How many gospels are there?

Scholars are aware of more than fifty complete gospels, including the four canonical gospels, but have fragmentary information on only sixteen others, including Peter, Philip, Matthias, Hebrews, Egyptians, Thomas, Nicodemus, the Twelve Apostles, Basilides, Valentinus, Marcion, Eve, Judas, Teleiosis, The Writing of Genna Marias, and the Proto-Evangelium of James.

Egyptian churches during the second and third centuries may have used the Gospel of the Egyptians as a sacred text. The gospel advocates a return to a primordial and androgynous state through celibacy. The authorship of this divinely inspired gospel is listed as Seth, an interesting attribution considering that the heavenly, mythological Seth has been referred to as Father of the Gnostic race.

The Secret Gospel of John (also known as the Apocryphon of John) is a secret teaching of the Savior given to John, who declares himself brother of James, one of the sons of Zebedee.
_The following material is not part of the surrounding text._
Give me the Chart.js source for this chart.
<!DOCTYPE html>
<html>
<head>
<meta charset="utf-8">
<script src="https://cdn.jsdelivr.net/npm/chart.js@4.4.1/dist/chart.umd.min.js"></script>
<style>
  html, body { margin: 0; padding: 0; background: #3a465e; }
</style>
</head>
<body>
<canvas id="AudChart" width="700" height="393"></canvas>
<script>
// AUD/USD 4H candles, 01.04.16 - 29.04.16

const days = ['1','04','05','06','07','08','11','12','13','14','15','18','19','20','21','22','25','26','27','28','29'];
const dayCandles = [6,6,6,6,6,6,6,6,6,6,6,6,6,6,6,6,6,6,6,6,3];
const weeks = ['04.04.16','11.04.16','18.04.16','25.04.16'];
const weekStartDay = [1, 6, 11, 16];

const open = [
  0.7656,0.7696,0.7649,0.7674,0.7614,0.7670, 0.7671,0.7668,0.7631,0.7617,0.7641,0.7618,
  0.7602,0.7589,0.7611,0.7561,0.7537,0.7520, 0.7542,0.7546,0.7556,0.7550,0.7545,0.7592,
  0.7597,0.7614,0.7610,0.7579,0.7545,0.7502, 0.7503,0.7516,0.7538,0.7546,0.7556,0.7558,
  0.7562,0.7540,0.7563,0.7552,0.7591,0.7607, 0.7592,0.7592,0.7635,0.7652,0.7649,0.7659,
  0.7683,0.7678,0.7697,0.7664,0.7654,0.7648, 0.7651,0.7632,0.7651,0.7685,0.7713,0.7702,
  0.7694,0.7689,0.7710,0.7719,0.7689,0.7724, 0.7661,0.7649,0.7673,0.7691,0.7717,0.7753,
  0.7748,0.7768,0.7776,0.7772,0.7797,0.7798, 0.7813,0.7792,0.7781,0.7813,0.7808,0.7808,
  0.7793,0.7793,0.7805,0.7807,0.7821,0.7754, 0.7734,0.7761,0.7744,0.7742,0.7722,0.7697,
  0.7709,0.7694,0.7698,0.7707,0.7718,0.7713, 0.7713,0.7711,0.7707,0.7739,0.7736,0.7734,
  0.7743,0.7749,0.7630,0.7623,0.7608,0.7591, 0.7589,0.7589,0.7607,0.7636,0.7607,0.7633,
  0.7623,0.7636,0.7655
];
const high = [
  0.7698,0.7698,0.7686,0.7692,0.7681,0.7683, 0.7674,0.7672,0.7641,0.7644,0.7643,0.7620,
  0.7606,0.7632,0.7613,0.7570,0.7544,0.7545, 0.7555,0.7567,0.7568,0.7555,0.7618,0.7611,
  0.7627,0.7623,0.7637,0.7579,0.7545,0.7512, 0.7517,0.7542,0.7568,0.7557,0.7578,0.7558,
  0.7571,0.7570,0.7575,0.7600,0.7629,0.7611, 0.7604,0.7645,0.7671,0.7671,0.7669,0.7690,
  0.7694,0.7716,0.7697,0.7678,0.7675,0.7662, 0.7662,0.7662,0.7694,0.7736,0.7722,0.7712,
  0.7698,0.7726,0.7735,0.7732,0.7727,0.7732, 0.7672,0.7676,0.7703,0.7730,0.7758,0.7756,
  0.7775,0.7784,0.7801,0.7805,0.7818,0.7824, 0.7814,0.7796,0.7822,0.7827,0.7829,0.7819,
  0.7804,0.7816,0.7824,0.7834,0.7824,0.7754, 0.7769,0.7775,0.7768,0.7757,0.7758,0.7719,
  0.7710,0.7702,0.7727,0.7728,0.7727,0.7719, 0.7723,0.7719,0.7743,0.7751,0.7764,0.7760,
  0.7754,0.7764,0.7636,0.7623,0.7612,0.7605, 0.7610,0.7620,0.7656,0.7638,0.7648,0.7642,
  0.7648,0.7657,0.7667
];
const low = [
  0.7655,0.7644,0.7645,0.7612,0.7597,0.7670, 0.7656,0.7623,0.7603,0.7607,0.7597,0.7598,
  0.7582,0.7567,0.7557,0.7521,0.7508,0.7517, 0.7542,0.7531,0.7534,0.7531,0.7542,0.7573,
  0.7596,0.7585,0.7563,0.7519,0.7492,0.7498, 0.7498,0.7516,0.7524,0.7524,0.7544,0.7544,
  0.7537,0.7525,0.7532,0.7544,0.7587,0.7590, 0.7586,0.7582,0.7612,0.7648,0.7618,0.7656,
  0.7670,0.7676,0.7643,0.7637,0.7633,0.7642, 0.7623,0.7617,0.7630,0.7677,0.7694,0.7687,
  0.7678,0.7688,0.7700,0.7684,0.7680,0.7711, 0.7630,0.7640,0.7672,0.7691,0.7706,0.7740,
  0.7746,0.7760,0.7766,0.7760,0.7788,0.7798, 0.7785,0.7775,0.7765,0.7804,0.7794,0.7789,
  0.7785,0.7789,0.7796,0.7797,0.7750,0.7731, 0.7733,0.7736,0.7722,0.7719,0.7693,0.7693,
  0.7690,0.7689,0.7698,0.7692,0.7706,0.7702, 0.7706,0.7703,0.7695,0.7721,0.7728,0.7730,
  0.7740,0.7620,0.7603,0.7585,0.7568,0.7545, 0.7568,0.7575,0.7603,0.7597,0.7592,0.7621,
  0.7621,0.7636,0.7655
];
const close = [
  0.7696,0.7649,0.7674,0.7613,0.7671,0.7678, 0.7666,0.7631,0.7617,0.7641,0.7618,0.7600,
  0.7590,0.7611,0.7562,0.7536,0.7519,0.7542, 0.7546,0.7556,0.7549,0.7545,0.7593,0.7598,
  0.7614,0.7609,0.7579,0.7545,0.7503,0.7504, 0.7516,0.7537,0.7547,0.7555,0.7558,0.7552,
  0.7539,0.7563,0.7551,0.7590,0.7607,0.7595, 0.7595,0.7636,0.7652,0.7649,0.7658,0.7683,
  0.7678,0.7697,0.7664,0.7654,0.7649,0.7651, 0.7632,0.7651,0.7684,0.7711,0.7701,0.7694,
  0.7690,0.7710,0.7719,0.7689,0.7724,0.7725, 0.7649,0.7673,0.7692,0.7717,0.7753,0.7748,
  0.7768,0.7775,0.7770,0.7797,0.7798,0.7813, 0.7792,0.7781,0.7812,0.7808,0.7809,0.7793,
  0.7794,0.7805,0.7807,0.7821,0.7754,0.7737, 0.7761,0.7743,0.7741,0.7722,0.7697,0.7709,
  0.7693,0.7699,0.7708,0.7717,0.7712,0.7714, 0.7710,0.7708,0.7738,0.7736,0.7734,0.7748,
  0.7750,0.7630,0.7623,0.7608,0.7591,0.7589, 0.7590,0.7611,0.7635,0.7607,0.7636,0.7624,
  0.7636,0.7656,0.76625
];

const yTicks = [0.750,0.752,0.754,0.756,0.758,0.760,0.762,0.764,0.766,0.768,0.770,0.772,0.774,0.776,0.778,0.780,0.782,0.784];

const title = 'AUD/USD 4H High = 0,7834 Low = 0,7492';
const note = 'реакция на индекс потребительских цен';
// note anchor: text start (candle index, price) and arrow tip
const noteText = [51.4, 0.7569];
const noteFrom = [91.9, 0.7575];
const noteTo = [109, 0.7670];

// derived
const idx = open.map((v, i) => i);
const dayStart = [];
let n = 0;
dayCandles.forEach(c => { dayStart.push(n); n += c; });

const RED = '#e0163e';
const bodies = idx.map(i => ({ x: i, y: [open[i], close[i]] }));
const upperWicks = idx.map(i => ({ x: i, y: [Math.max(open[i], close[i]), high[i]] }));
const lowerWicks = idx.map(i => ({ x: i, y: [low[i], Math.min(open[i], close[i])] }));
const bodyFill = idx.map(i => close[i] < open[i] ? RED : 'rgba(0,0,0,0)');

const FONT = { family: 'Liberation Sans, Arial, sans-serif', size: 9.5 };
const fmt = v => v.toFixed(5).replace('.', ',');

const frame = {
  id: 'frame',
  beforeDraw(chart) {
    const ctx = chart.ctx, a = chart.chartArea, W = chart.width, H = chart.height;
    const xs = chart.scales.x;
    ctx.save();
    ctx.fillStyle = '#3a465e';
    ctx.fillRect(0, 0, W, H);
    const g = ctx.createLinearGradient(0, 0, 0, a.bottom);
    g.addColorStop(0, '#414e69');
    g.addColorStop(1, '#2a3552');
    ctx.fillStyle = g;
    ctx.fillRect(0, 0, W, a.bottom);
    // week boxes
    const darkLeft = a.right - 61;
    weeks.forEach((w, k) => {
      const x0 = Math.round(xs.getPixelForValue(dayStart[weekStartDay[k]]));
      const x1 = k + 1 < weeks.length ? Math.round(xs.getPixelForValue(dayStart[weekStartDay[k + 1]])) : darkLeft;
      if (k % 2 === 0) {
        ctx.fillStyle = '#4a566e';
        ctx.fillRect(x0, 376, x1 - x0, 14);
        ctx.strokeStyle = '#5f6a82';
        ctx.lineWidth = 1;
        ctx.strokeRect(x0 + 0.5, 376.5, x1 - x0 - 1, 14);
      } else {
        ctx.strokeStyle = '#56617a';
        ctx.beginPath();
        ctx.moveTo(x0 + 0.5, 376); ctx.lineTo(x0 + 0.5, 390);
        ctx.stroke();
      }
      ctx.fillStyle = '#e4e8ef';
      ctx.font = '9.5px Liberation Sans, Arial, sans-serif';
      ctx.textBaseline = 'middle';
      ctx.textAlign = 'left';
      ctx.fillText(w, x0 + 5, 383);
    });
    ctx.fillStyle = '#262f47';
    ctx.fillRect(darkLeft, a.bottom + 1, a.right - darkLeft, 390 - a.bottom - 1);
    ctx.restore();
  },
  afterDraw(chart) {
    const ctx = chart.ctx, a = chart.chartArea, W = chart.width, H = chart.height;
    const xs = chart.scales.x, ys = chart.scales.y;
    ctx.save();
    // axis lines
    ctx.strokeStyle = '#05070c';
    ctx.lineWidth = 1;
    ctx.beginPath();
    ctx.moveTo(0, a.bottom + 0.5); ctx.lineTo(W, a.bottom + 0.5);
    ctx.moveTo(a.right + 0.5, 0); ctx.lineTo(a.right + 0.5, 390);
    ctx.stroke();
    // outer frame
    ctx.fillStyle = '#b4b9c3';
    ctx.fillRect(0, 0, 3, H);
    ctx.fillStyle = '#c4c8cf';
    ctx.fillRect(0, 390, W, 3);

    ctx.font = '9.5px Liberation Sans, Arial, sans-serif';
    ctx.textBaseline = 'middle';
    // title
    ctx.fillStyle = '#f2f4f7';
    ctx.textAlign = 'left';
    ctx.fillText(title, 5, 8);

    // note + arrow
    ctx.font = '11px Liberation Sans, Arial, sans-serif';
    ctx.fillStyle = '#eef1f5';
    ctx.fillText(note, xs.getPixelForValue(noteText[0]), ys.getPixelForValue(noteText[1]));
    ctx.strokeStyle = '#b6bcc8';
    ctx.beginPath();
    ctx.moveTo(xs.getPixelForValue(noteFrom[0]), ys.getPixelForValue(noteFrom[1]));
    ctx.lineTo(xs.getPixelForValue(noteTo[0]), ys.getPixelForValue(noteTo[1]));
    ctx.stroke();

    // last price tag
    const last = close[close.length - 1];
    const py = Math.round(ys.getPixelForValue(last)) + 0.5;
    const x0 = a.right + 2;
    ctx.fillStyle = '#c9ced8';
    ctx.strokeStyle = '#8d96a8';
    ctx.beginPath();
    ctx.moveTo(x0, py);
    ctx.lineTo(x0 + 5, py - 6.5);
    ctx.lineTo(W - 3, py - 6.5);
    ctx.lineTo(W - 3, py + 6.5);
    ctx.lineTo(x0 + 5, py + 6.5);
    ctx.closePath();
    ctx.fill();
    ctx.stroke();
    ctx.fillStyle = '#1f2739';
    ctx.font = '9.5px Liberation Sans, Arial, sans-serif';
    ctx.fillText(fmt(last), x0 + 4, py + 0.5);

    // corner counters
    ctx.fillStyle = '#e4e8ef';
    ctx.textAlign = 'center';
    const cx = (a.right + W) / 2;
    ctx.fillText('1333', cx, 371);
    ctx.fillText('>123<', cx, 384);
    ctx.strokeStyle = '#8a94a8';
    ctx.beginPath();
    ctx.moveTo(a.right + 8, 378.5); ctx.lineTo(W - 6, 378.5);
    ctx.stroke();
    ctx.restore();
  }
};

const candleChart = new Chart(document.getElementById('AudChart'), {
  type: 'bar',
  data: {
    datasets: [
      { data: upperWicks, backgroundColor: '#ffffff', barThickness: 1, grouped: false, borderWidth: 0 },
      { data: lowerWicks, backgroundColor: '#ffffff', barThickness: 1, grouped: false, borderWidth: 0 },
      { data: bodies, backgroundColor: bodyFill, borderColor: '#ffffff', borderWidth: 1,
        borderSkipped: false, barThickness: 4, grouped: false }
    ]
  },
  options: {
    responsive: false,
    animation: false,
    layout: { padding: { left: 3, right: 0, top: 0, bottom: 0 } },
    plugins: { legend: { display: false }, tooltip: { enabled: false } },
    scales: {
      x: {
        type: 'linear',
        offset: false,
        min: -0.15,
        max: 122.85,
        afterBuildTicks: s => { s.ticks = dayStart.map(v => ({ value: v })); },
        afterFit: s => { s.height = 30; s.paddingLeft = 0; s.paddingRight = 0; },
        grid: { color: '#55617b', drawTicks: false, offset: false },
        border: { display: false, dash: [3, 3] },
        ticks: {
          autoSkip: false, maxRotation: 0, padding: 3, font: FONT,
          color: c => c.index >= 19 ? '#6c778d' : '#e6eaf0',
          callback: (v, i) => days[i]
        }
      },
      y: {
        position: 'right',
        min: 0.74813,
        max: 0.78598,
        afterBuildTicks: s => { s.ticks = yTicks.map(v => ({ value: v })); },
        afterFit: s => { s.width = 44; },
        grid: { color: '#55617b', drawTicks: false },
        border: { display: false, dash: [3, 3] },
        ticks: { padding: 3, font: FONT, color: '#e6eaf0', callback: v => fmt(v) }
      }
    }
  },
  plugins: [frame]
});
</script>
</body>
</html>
The tractate offers a narrative mythological revelation of creation, the fall, and salvation of humanity. It focuses on the origin of evil and how to escape it in order to return to heaven. It has been described as offering the most insightful detailing of dualistic Gnostic mythology so far found, and, as such, is notable among the tractates found in Nag Hammadi discovery.
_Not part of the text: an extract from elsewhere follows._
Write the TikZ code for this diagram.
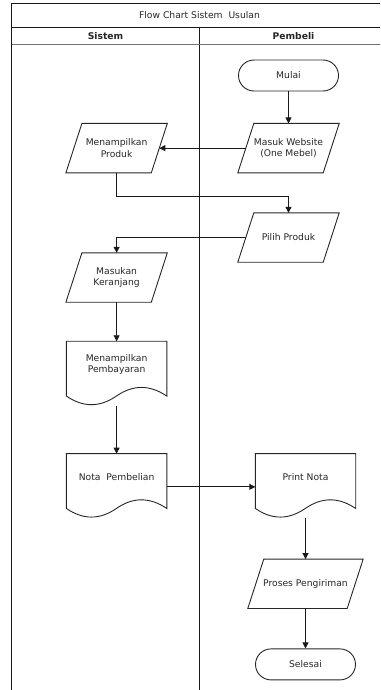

The Gospel of Philip appears to be a collection of excerpts from a Christian Gnostic book of sacramental catechisms. The text is not organized in any helpful or obvious way. It contains a few stories about Jesus and offers meanings of sacred names, discusses the significance of sacramental rites, reveals meaning in Biblical passages, and provides a few of Jesus' sayings that fit into a Gnostic context and warnings of evil (paraenesis). Authorship is unknown.